■ **Records with drawing code**

◇ ◇ ◇ ◇ ◇ ◇ ◇

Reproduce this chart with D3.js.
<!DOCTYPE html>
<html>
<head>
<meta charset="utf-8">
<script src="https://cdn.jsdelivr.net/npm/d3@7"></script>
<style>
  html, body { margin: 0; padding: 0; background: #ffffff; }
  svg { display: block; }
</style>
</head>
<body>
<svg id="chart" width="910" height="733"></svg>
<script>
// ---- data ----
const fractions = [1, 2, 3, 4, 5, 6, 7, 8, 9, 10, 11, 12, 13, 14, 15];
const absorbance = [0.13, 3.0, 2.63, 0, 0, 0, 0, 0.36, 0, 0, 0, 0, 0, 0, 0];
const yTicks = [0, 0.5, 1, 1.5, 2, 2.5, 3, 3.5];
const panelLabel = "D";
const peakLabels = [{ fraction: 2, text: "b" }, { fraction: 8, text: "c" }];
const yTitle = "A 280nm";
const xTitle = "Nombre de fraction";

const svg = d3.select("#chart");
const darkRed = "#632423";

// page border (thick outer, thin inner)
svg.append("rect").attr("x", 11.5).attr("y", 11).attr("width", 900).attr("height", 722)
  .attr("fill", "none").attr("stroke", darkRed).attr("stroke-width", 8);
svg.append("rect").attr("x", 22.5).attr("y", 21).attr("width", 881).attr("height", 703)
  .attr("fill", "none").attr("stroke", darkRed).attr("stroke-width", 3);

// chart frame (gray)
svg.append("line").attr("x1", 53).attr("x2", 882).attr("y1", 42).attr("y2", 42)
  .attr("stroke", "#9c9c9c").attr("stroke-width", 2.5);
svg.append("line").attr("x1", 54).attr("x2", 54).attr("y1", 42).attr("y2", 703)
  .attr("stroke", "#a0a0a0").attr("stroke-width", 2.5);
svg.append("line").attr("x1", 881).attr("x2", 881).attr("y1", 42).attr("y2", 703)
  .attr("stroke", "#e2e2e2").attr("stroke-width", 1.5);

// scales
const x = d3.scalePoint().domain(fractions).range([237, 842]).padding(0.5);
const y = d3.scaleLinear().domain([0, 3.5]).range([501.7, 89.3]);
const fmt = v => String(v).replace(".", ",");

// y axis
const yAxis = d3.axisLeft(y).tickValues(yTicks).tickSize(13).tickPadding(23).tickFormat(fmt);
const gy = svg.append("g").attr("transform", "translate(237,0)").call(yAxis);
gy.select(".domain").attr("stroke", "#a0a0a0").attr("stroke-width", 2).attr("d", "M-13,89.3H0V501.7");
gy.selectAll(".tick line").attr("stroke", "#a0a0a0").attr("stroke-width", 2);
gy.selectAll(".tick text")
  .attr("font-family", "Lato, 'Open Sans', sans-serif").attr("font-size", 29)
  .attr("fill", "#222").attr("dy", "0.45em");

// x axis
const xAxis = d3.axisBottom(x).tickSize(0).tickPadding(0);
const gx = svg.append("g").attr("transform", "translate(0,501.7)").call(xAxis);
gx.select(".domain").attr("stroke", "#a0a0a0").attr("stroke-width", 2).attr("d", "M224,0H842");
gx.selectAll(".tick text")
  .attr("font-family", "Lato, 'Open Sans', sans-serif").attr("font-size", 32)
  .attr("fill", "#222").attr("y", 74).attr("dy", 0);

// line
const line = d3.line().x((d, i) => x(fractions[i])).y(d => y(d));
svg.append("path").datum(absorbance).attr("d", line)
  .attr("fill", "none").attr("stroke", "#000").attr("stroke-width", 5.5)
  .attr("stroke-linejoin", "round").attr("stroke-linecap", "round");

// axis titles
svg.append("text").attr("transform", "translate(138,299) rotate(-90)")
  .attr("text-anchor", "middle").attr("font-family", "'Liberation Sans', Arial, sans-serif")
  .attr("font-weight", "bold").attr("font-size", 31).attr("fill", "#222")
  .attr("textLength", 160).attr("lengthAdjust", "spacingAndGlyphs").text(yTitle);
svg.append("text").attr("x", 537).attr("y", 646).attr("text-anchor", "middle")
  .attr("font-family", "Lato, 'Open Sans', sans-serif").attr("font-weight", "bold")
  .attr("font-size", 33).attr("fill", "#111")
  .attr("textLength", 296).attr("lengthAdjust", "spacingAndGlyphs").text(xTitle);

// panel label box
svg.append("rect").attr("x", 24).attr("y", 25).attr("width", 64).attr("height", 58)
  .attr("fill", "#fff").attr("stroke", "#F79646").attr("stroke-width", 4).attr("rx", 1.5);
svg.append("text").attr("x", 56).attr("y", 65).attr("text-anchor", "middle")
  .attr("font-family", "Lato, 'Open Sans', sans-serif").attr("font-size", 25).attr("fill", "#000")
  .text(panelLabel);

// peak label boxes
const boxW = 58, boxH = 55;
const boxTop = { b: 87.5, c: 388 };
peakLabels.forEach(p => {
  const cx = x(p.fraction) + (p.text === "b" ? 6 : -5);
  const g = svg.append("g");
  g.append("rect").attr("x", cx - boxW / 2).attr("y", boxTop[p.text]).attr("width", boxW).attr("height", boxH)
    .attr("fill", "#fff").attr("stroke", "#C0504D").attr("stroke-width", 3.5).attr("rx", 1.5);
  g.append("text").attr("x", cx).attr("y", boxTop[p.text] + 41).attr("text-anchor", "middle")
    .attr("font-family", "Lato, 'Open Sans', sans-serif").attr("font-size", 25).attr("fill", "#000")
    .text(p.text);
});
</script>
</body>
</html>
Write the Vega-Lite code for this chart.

◇ ◇ ◇ ◇ ◇ ◇ ◇

■ **Exercise objective**
Quote each line above in full, word for word.

■ **Result of the exercise**
Reproduce this chart with D3.js.
<!DOCTYPE html>
<html>
<head>
<meta charset="utf-8">
<script src="https://cdn.jsdelivr.net/npm/d3@7"></script>
<style>
  html, body { margin: 0; padding: 0; background: #ffffff; }
  svg { display: block; }
</style>
</head>
<body>
<svg id="chart" width="910" height="733"></svg>
<script>
// ---- data ----
const fractions = [1, 2, 3, 4, 5, 6, 7, 8, 9, 10, 11, 12, 13, 14, 15];
const absorbance = [0.13, 3.0, 2.63, 0, 0, 0, 0, 0.36, 0, 0, 0, 0, 0, 0, 0];
const yTicks = [0, 0.5, 1, 1.5, 2, 2.5, 3, 3.5];
const panelLabel = "D";
const peakLabels = [{ fraction: 2, text: "b" }, { fraction: 8, text: "c" }];
const yTitle = "A 280nm";
const xTitle = "Nombre de fraction";

const svg = d3.select("#chart");
const darkRed = "#632423";

// page border (thick outer, thin inner)
svg.append("rect").attr("x", 11.5).attr("y", 11).attr("width", 900).attr("height", 722)
  .attr("fill", "none").attr("stroke", darkRed).attr("stroke-width", 8);
svg.append("rect").attr("x", 22.5).attr("y", 21).attr("width", 881).attr("height", 703)
  .attr("fill", "none").attr("stroke", darkRed).attr("stroke-width", 3);

// chart frame (gray)
svg.append("line").attr("x1", 53).attr("x2", 882).attr("y1", 42).attr("y2", 42)
  .attr("stroke", "#9c9c9c").attr("stroke-width", 2.5);
svg.append("line").attr("x1", 54).attr("x2", 54).attr("y1", 42).attr("y2", 703)
  .attr("stroke", "#a0a0a0").attr("stroke-width", 2.5);
svg.append("line").attr("x1", 881).attr("x2", 881).attr("y1", 42).attr("y2", 703)
  .attr("stroke", "#e2e2e2").attr("stroke-width", 1.5);

// scales
const x = d3.scalePoint().domain(fractions).range([237, 842]).padding(0.5);
const y = d3.scaleLinear().domain([0, 3.5]).range([501.7, 89.3]);
const fmt = v => String(v).replace(".", ",");

// y axis
const yAxis = d3.axisLeft(y).tickValues(yTicks).tickSize(13).tickPadding(23).tickFormat(fmt);
const gy = svg.append("g").attr("transform", "translate(237,0)").call(yAxis);
gy.select(".domain").attr("stroke", "#a0a0a0").attr("stroke-width", 2).attr("d", "M-13,89.3H0V501.7");
gy.selectAll(".tick line").attr("stroke", "#a0a0a0").attr("stroke-width", 2);
gy.selectAll(".tick text")
  .attr("font-family", "Lato, 'Open Sans', sans-serif").attr("font-size", 29)
  .attr("fill", "#222").attr("dy", "0.45em");

// x axis
const xAxis = d3.axisBottom(x).tickSize(0).tickPadding(0);
const gx = svg.append("g").attr("transform", "translate(0,501.7)").call(xAxis);
gx.select(".domain").attr("stroke", "#a0a0a0").attr("stroke-width", 2).attr("d", "M224,0H842");
gx.selectAll(".tick text")
  .attr("font-family", "Lato, 'Open Sans', sans-serif").attr("font-size", 32)
  .attr("fill", "#222").attr("y", 74).attr("dy", 0);

// line
const line = d3.line().x((d, i) => x(fractions[i])).y(d => y(d));
svg.append("path").datum(absorbance).attr("d", line)
  .attr("fill", "none").attr("stroke", "#000").attr("stroke-width", 5.5)
  .attr("stroke-linejoin", "round").attr("stroke-linecap", "round");

// axis titles
svg.append("text").attr("transform", "translate(138,299) rotate(-90)")
  .attr("text-anchor", "middle").attr("font-family", "'Liberation Sans', Arial, sans-serif")
  .attr("font-weight", "bold").attr("font-size", 31).attr("fill", "#222")
  .attr("textLength", 160).attr("lengthAdjust", "spacingAndGlyphs").text(yTitle);
svg.append("text").attr("x", 537).attr("y", 646).attr("text-anchor", "middle")
  .attr("font-family", "Lato, 'Open Sans', sans-serif").attr("font-weight", "bold")
  .attr("font-size", 33).attr("fill", "#111")
  .attr("textLength", 296).attr("lengthAdjust", "spacingAndGlyphs").text(xTitle);

// panel label box
svg.append("rect").attr("x", 24).attr("y", 25).attr("width", 64).attr("height", 58)
  .attr("fill", "#fff").attr("stroke", "#F79646").attr("stroke-width", 4).attr("rx", 1.5);
svg.append("text").attr("x", 56).attr("y", 65).attr("text-anchor", "middle")
  .attr("font-family", "Lato, 'Open Sans', sans-serif").attr("font-size", 25).attr("fill", "#000")
  .text(panelLabel);

// peak label boxes
const boxW = 58, boxH = 55;
const boxTop = { b: 87.5, c: 388 };
peakLabels.forEach(p => {
  const cx = x(p.fraction) + (p.text === "b" ? 6 : -5);
  const g = svg.append("g");
  g.append("rect").attr("x", cx - boxW / 2).attr("y", boxTop[p.text]).attr("width", boxW).attr("height", boxH)
    .attr("fill", "#fff").attr("stroke", "#C0504D").attr("stroke-width", 3.5).attr("rx", 1.5);
  g.append("text").attr("x", cx).attr("y", boxTop[p.text] + 41).attr("text-anchor", "middle")
    .attr("font-family", "Lato, 'Open Sans', sans-serif").attr("font-size", 25).attr("fill", "#000")
    .text(p.text);
});
</script>
</body>
</html>
Write the Vega-Lite code for this chart.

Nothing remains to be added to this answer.